If this really is the ambiguous status of these concepts, if they really are practical concepts, signal concepts within a still unbalanced problematic (periodization, correspondence -- articulation of the practices, men), then this task becomes necessary. I propose to begin this work here, an explicit labour which transforms these 'practical' concepts into theoretical concepts of the Marxist theory of history, a labour which strips them of their present theoretical form in order to make them theoretically adequate to their practical content. At the same time, those concepts, which are no more than expressions of the exigencies of the old ideological problematic, will disappear completely. And at the same time, too, weak and open points will appear which will demand the production of new theoretical concepts even in the region explored by Marx, and make this production possible. For, at the most abstract level, the fruitful incompleteness of Marx's work is the necessary effect of its scientific character.

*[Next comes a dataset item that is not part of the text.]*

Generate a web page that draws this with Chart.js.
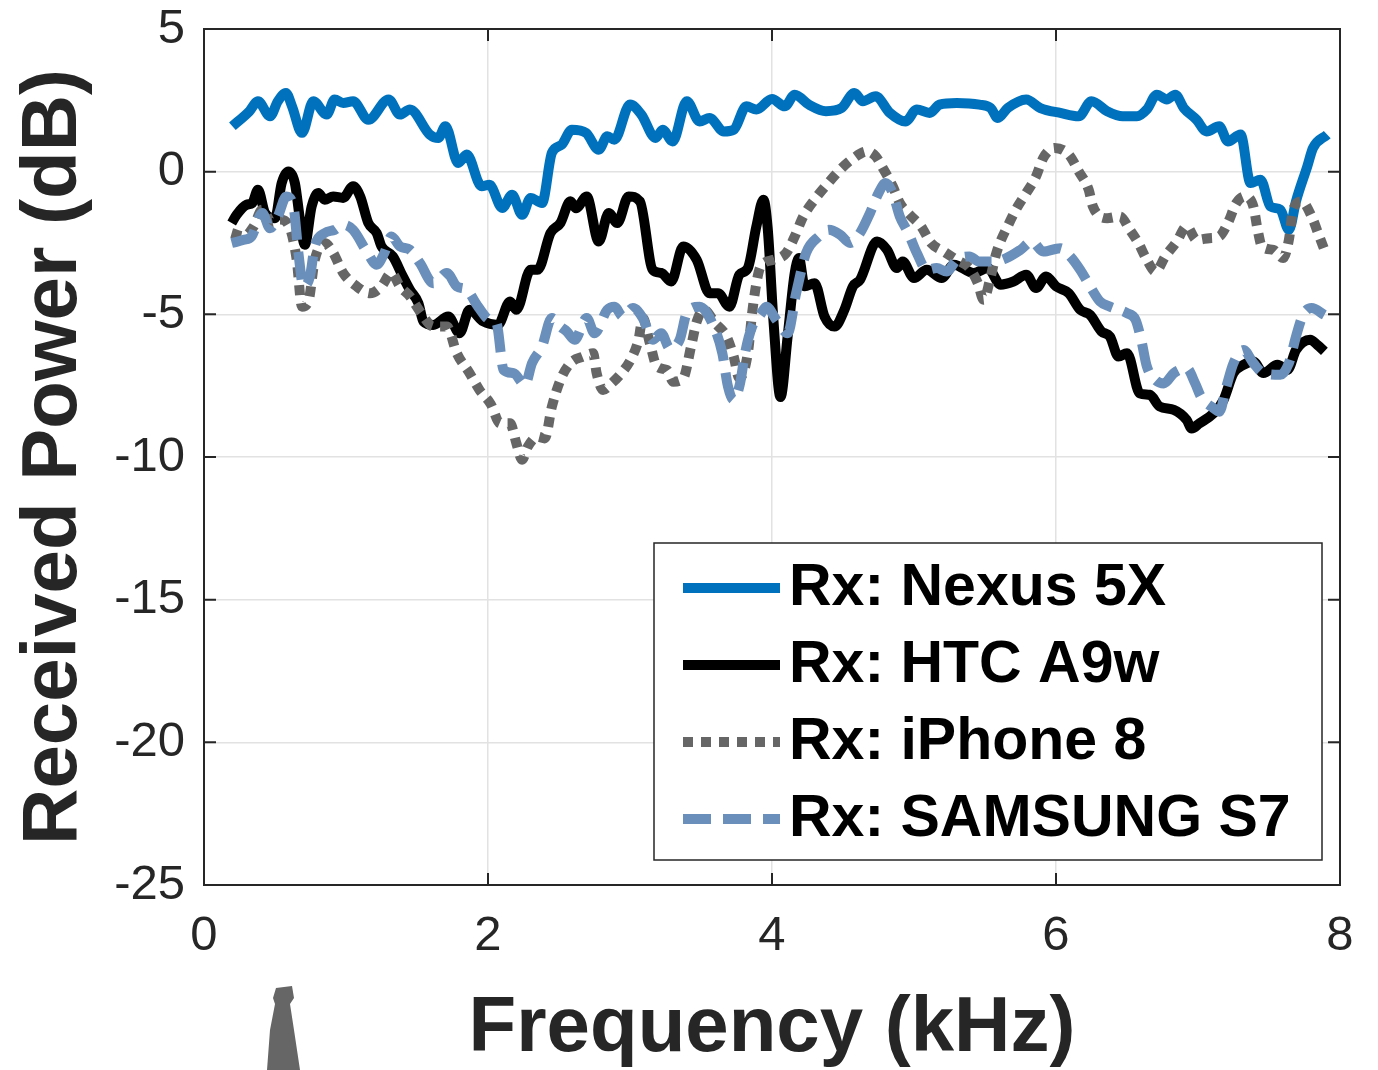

Since the theoretical concepts of the Preface to A Contribution have this compound status as the anticipations and summaries (or 'results') of an analysis, the text of Capital cannot therefore constitute a mere 'verification' or application of them. The text of Capital, in its necessary order of exposition, is the process of the production, construction and definition of these theoretical concepts, or at least of some of them. If we take the 'mode of production' as the main object of our analysis, it is because in that very exposition Marx himself designates the theoretical object of Capital as the concept of the capitalist mode of production.